Now, which assumptions on the functionals \(f_{y^*}\) defined by (3) for \(y^*\in K^*\) imply the local K-boundedness on X of a K-subadditive s.v. map F? The next theorem gives an answer.

Let us recall that in a real vector space by a convex cone we mean the set K satisfying \(K+K\subset K\) and \(tK\subset K\) for every \(t\in [0,\infty )\).

Theorem 4

Let X be a complete metric space with an invariant metric, Y be a real normed space, and K be a convex cone in Y. If a s.v. map \(F:X\rightarrow \mathcal{C}\mathcal{C}(Y)\) is K-subadditive and for every \(y^*\in K^*\) the functional \(f_{y^*}:X\rightarrow {\mathbb {R}}\) defined by (3) is lower semicontinuous on X, then F is locally K-bounded on X.

Proof

Let B be the unit ball in Y and \(B_n:=nB\), \(n\in {\mathbb {N}}\). Denote

$$\begin{aligned} A_n:=\{x\in X:F(x)\cap \textrm{ cl}\,({B}_n - K)\ne \emptyset \},\;\; n\in {\mathbb {N}}. \end{aligned}$$

Clearly, \(\bigcup _{n\in {\mathbb {N}}} A_n = X.\) We will prove that the sets \(A_n\) are closed.
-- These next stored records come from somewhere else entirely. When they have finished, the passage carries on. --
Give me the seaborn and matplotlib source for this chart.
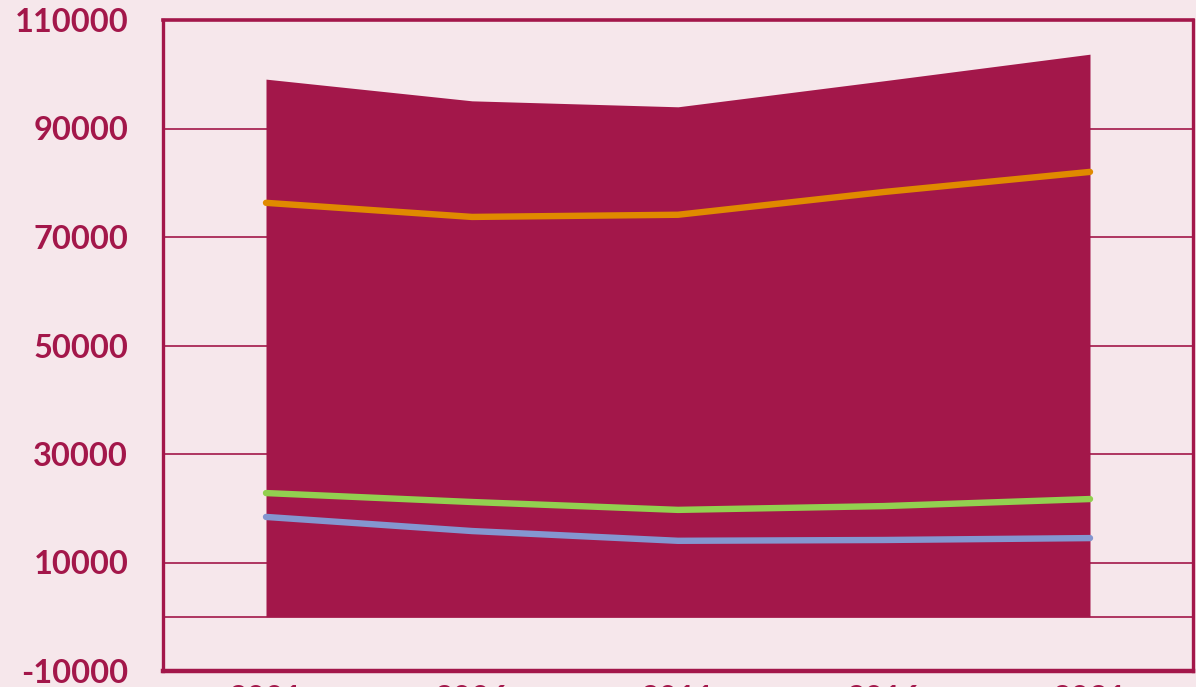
import matplotlib
matplotlib.use("Agg")
import matplotlib.pyplot as plt
import seaborn as sns
import pandas as pd
import numpy as np

years = ["2001", "2006", "2011", "2016", "2021"]
total = [99100, 95100, 94000, 98800, 103700]
orange_vals = [76300, 73700, 74100, 78300, 82000]
green_vals = [22800, 21150, 19700, 20400, 21700]
blue_vals = [18400, 15800, 14000, 14150, 14500]
y_ticks = [-10000, 10000, 30000, 50000, 70000, 90000, 110000]

BG = "#F6E7EB"
MAG = "#A3174A"

sns.set_theme(style="white")
plt.rcParams["font.family"] = ["Lato", "DejaVu Sans"]

fig = plt.figure(figsize=(11.96, 6.87), dpi=100, facecolor=BG)
ax = fig.add_axes([163/1196, 16/687, 1030/1196, 651/687])
ax.set_facecolor(BG)

x = np.arange(len(years))
ax.fill_between(x, 0, total, color=MAG, linewidth=0, zorder=2)

df = pd.DataFrame({"x": np.tile(x, 3),
                   "v": orange_vals + green_vals + blue_vals,
                   "s": ["o"] * 5 + ["g"] * 5 + ["b"] * 5})
sns.lineplot(data=df, x="x", y="v", hue="s",
             palette={"o": "#E08A00", "g": "#92D050", "b": "#8496D0"},
             linewidth=4.6, legend=False, ax=ax, zorder=3,
             solid_capstyle="round")

ax.set_xlim(-0.5, 4.5)
ax.set_ylim(-10000, 110000)
ax.set_yticks(y_ticks)
ax.set_yticklabels([str(t) for t in y_ticks])
for t in y_ticks[1:-1]:
    ax.axhline(t, color=MAG, linewidth=1.2, zorder=1)
ax.axhline(0, color=MAG, linewidth=1.2, zorder=1)

ax.set_xticks(x)
ax.set_xticklabels(years)
ax.set_xticks(np.arange(-0.5, 5.0, 1.0), minor=True)
ax.tick_params(axis="x", which="major", length=0, pad=10, labelsize=23,
               labelcolor=MAG)
ax.tick_params(axis="x", which="minor", length=20, width=2.2, color=MAG,
               direction="out")
ax.tick_params(axis="y", length=7, width=1.2, color=MAG, pad=18,
               labelsize=23.5, labelcolor=MAG)
for lab in ax.get_xticklabels() + ax.get_yticklabels():
    lab.set_fontweight("bold")

for side, w in [("left", 2.4), ("right", 2.4), ("top", 2.6), ("bottom", 3.2)]:
    ax.spines[side].set_color(MAG)
    ax.spines[side].set_linewidth(w)
    ax.spines[side].set_visible(True)

ax.set_xlabel("")
ax.set_ylabel("")
fig.savefig("out.png", dpi=100, facecolor=BG)
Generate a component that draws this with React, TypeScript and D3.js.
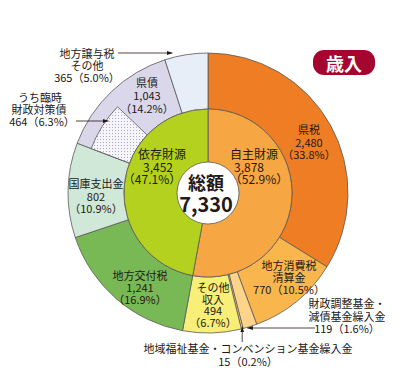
import * as d3 from 'd3';

// 歳入 (outer ring, clockwise from 12 o'clock)
const categories = [
  '県税',
  '地方消費税清算金',
  '財政調整基金・減債基金繰入金',
  '地域福祉基金・コンベンション基金繰入金',
  'その他収入',
  '地方交付税',
  '国庫支出金',
  '県債',
  '地方譲与税その他',
];
const values = [2480, 770, 119, 15, 494, 1241, 802, 1043, 365];
const shares = ['33.8%', '10.5%', '1.6%', '0.2%', '6.7%', '16.9%', '10.9%', '14.2%', '5.0%'];

// inner ring
const groups = ['自主財源', '依存財源'];
const groupValues = [3878, 3452];
const groupShares = ['52.9%', '47.1%'];

// part of 県債
const subName = 'うち臨時財政対策債';
const subValue = 464;
const subShare = '6.3%';

const totalLabel = '総額';
const total = 7330;

const outerColors = ['#ee7d23', '#f9b64d', '#fdd48a', '#fdd48a', '#f8ef78', '#78b956', '#cfe8d8', '#dad7ea', '#e7eef7'];
const groupColors = ['#f6a642', '#b4d11f'];

// label layout: name lines, whether value/share share a line, centre of first line
const labelLayout: { lines: string[]; joined: boolean; x: number; y: number; lh: number }[] = [
  { lines: ['県税'], joined: false, x: 309, y: 129, lh: 12.5 },
  { lines: ['地方消費税', '清算金'], joined: true, x: 289, y: 265, lh: 12 },
  { lines: ['財政調整基金・', '減債基金繰入金'], joined: true, x: 347, y: 303, lh: 12.5 },
  { lines: ['地域福祉基金・コンベンション基金繰入金'], joined: true, x: 248, y: 348, lh: 12.5 },
  { lines: ['その他', '収入'], joined: false, x: 213, y: 287, lh: 11.7 },
  { lines: ['地方交付税'], joined: false, x: 140, y: 275, lh: 11.8 },
  { lines: ['国庫支出金'], joined: false, x: 96, y: 183, lh: 12.5 },
  { lines: ['県債'], joined: false, x: 147, y: 82, lh: 13 },
  { lines: ['地方譲与税', 'その他'], joined: true, x: 87, y: 53, lh: 12 },
];

const fmt = d3.format(',');
const W = 411;
const H = 388;
const cx = 208;
const cy = 193;
const R = 140;
const r1 = 84;
const rSub = 125;
const rCenter = 31;
const ink = '#231815';
const font = '"Noto Sans CJK JP", "Noto Sans", sans-serif';

function App() {
  const pie = d3.pie<number>().sort(null).value(d => d);
  const outer = pie(values);
  const inner = pie(groupValues);
  const outerArc = d3.arc<d3.PieArcDatum<number>>().innerRadius(r1).outerRadius(R);
  const innerArc = d3.arc<d3.PieArcDatum<number>>().innerRadius(0).outerRadius(r1);

  const kensai = outer[categories.indexOf('県債')];
  const sumOuter = d3.sum(values);
  const subPath = d3.arc()({
    innerRadius: r1,
    outerRadius: rSub,
    startAngle: kensai.startAngle,
    endAngle: kensai.startAngle + (subValue / sumOuter) * Math.PI * 2,
  }) as string;

  const pt = (a: number, r: number) => [cx + r * Math.sin(a), cy - r * Math.cos(a)];

  // arrow targets from slice geometry
  const zai = outer[2];
  const zaiTip = pt((zai.startAngle + zai.endAngle) / 2 + 0.02, R);
  const fuku = outer[3];
  const fukuTip = pt((fuku.startAngle + fuku.endAngle) / 2, R);
  const joto = outer[8];
  const jotoTip = pt(joto.startAngle + (joto.endAngle - joto.startAngle) * 0.18, R);
  const subMid = pt(kensai.startAngle + (subValue / sumOuter) * Math.PI * 0.9, (r1 + rSub) / 2);

  const textProps = {
    fill: ink,
    fontSize: 11,
    fontFamily: font,
    textAnchor: 'middle' as const,
    dominantBaseline: 'central' as const,
  };

  return (
    <svg width={W} height={H} style={{ position: 'absolute', left: 0, top: 0, background: '#fff' }}>
      <defs>
        <pattern id="dots" width="3" height="3" patternUnits="userSpaceOnUse">
          <rect width="3" height="3" fill="#f5f5fa" />
          <rect width="1" height="1" fill="#a9a8cc" />
        </pattern>
        <marker id="arr" viewBox="0 0 10 10" refX="10" refY="5" markerWidth="7" markerHeight="7" orient="auto">
          <path d="M0,1.5 L10,5 L0,8.5 Z" fill={ink} />
        </marker>
      </defs>

      <g transform={`translate(${cx},${cy})`}>
        {outer.map((d, i) => (
          <path key={categories[i]} d={outerArc(d) as string} fill={outerColors[i]} stroke="#5a5858" strokeWidth={0.8} />
        ))}
        <path d={subPath} fill="url(#dots)" stroke="#5a5858" strokeWidth={0.8} />
        {inner.map((d, i) => (
          <path key={groups[i]} d={innerArc(d) as string} fill={groupColors[i]} stroke="#5a5858" strokeWidth={0.8} />
        ))}
        <circle r={rCenter} fill="#fff" stroke="#5a5858" strokeWidth={0.8} />
      </g>

      {/* centre */}
      <text x={cx - 2} y={cy - 11} {...textProps} fontSize={18} fontWeight="bold">{totalLabel}</text>
      <text x={cx - 2} y={cy + 10} {...textProps} fontSize={20} fontWeight="bold">{fmt(total)}</text>

      {/* inner labels */}
      <text {...textProps} fontSize={12}>
        <tspan x={254} y={153}>{groups[0]}</tspan>
        <tspan x={249} y={165.5}>{fmt(groupValues[0])}</tspan>
        <tspan x={259} y={178}>{`（${groupShares[0]}）`}</tspan>
      </text>
      <text {...textProps} fontSize={12}>
        <tspan x={162} y={153}>{groups[1]}</tspan>
        <tspan x={158} y={165.5}>{fmt(groupValues[1])}</tspan>
        <tspan x={152} y={178}>{`（${groupShares[1]}）`}</tspan>
      </text>

      {/* outer labels */}
      {labelLayout.map((l, i) => {
        const rows = [...l.lines];
        if (l.joined) rows.push(`${fmt(values[i])}（${shares[i]}）`);
        else rows.push(fmt(values[i]), `（${shares[i]}）`);
        return (
          <text key={categories[i]} {...textProps}>
            {rows.map((t, j) => (
              <tspan key={j} x={l.x} y={l.y + j * l.lh}>{t}</tspan>
            ))}
          </text>
        );
      })}

      {/* sub item label */}
      <text {...textProps}>
        <title>{subName}</title>
        <tspan x={40} y={97}>うち臨時</tspan>
        <tspan x={39} y={109}>財政対策債</tspan>
        <tspan x={42} y={121}>{`${subValue}（${subShare}）`}</tspan>
      </text>

      {/* leader arrows */}
      <line x1={118} y1={53} x2={jotoTip[0]} y2={53} stroke={ink} strokeWidth={0.8} markerEnd="url(#arr)" />
      <line x1={76} y1={121} x2={subMid[0] - 10} y2={121} stroke={ink} strokeWidth={0.8} markerEnd="url(#arr)" />
      <line x1={315} y1={328} x2={zaiTip[0]} y2={328} stroke={ink} strokeWidth={0.8} markerEnd="url(#arr)" />
      <line x1={fukuTip[0]} y1={342} x2={fukuTip[0]} y2={fukuTip[1] - 2} stroke={ink} strokeWidth={0.8} markerEnd="url(#arr)" />

      {/* badge */}
      <rect x={313} y={50} width={62} height={25} rx={11} fill="#a5062f" />
      <text x={344} y={63} {...textProps} fill="#fff" fontSize={18} fontWeight="bold">歳入</text>
    </svg>
  );
}

export default App;
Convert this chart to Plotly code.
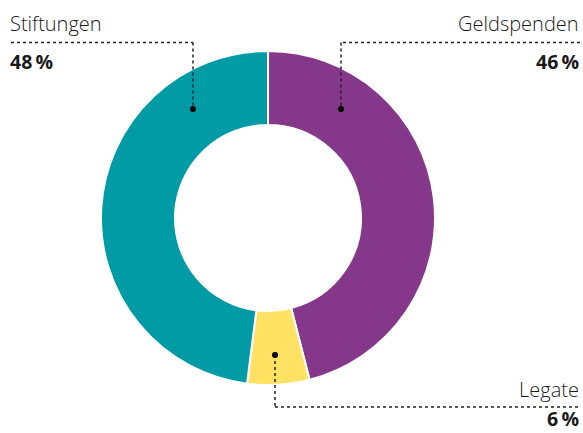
import plotly.graph_objects as go

W, H = 583, 433

labels = ["Geldspenden", "Legate", "Stiftungen"]
values = [46, 6, 48]
pct_labels = ["46\u2009%", "6\u2009%", "48\u2009%"]
colors = ["#85378A", "#FFE264", "#009BA4"]

# pie geometry (pixels)
cx, cy, R = 268, 218, 167
hole = 0.557

def px(x):
    return x / W

def py(y):
    return 1 - y / H

fig = go.Figure()
fig.add_trace(go.Pie(
    labels=labels, values=values, sort=False, direction="clockwise", rotation=0,
    hole=hole, textinfo="none", hoverinfo="label+percent",
    marker=dict(colors=colors, line=dict(color="white", width=2)),
    domain=dict(x=[px(cx - R), px(cx + R)], y=[py(cy + R), py(cy - R)]),
    showlegend=False,
))

TXT = "#1a1a1a"
LINE = "#222222"
shapes = []
annotations = []

def leader(points, dot):
    for (x0, y0), (x1, y1) in zip(points[:-1], points[1:]):
        shapes.append(dict(type="line", xref="paper", yref="paper",
                           x0=px(x0), y0=py(y0), x1=px(x1), y1=py(y1),
                           line=dict(color=LINE, width=1.5, dash="dot")))
    r = 3
    shapes.append(dict(type="circle", xref="paper", yref="paper",
                       x0=px(dot[0] - r), x1=px(dot[0] + r),
                       y0=py(dot[1] + r), y1=py(dot[1] - r),
                       fillcolor="black", line=dict(width=0)))

def label(text, x, y, anchor, bold=False, yanchor="middle"):
    annotations.append(dict(
        text=text, x=px(x), y=py(y), xref="paper", yref="paper",
        xanchor=anchor, yanchor=yanchor, showarrow=False, borderpad=0,
        font=dict(family="Open Sans", size=19.5 if bold else 20, color=TXT,
                  weight=700 if bold else 300)))

# Stiftungen (left)
leader([(11, 42.5), (193, 42.5), (193, 109)], (193, 109))
label(labels[2], 9, 24, "left")
label(pct_labels[2], 9, 62, "left", bold=True)

# Geldspenden (right)
leader([(580, 42.5), (341, 42.5), (341, 109)], (341, 109))
label(labels[0], 580, 24, "right")
label(pct_labels[0], 580, 62, "right", bold=True)

# Legate (bottom right)
leader([(275, 355), (275, 407), (580, 407)], (275, 355))
label(labels[1], 580, 389, "right")
label(pct_labels[1], 580, 433, "right", bold=True, yanchor="bottom")

fig.update_layout(width=W, height=H, margin=dict(l=0, r=0, t=0, b=0),
                  paper_bgcolor="white", plot_bgcolor="white",
                  shapes=shapes, annotations=annotations)

fig.write_html("out.html")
If \(A_n=X\), it is obvious. So, fix \(n\in {\mathbb {N}}\) such that \(A_n\ne X\) and fix \(x_0\in X\setminus A_n\). Then

$$\begin{aligned} F(x_0)\cap \textrm{ cl}\,(B_n-K)=\emptyset . \end{aligned}$$

Since \(F(x_0)\) is compact convex and \(B_n\) is convex, by the separation theorem (see [14, Lemma 1]) there exists a functional \(y^* \in K^*\) such that

$$\begin{aligned} \inf y^*(F(x_0)) > \sup y^*(B_n). \end{aligned}$$

Let

$$\begin{aligned} \varepsilon := \inf y^*(F(x_0))-\sup y^*(B_n). \end{aligned}$$

Since \(y^*\) is continuous at zero, we can find a neighborhood V of zero in Y with \(y^*(V)\subset \left( -\frac{\varepsilon }{2},\frac{\varepsilon }{2}\right) \). By the lower semicontinuity of \(f_{y^*}\) at \(x_0\) there exists a neighborhood U of \(x_0\) such that

$$\begin{aligned} f_{y^*}(x) > f_{y^*}(x_0)-\frac{\varepsilon }{2}\;\;\;\text{ for } \text{ every }\;x\in U. \end{aligned}$$

Now, we prove that

$$\begin{aligned} F(x)\cap \textrm{ cl}\,(B_n -K) =\emptyset \;\;\;\text{ for } \text{ every }\; x\in U. \end{aligned}$$
(6)

Indeed, if for some \(x\in U\) it was not true, there would exist a point

$$\begin{aligned} z\in F(x)\cap \textrm{ cl}\,(B_n -K)\subset F(x)\cap (B_n-K-V). \end{aligned}$$

Let \(z=b-k-v\) with some \(b\in B_n\), \(k\in K\) and \(v\in V\). Then

$$\begin{aligned} y^*(b)= & {} y^*(z)+y^*(k)+y^*(v)> y^*(z)-\frac{\varepsilon }{2} \\\ge & {} f_{y^*}(x)-\frac{\varepsilon }{2}>f_{y^*}(x_0)-\varepsilon = \sup y^*(B_n), \end{aligned}$$

a contradiction.

Thus (6) holds and, consequently, \(U\subset X{\setminus } A_n\) which shows that \(X{\setminus } A_n\) is open and hence \(A_n\) is closed.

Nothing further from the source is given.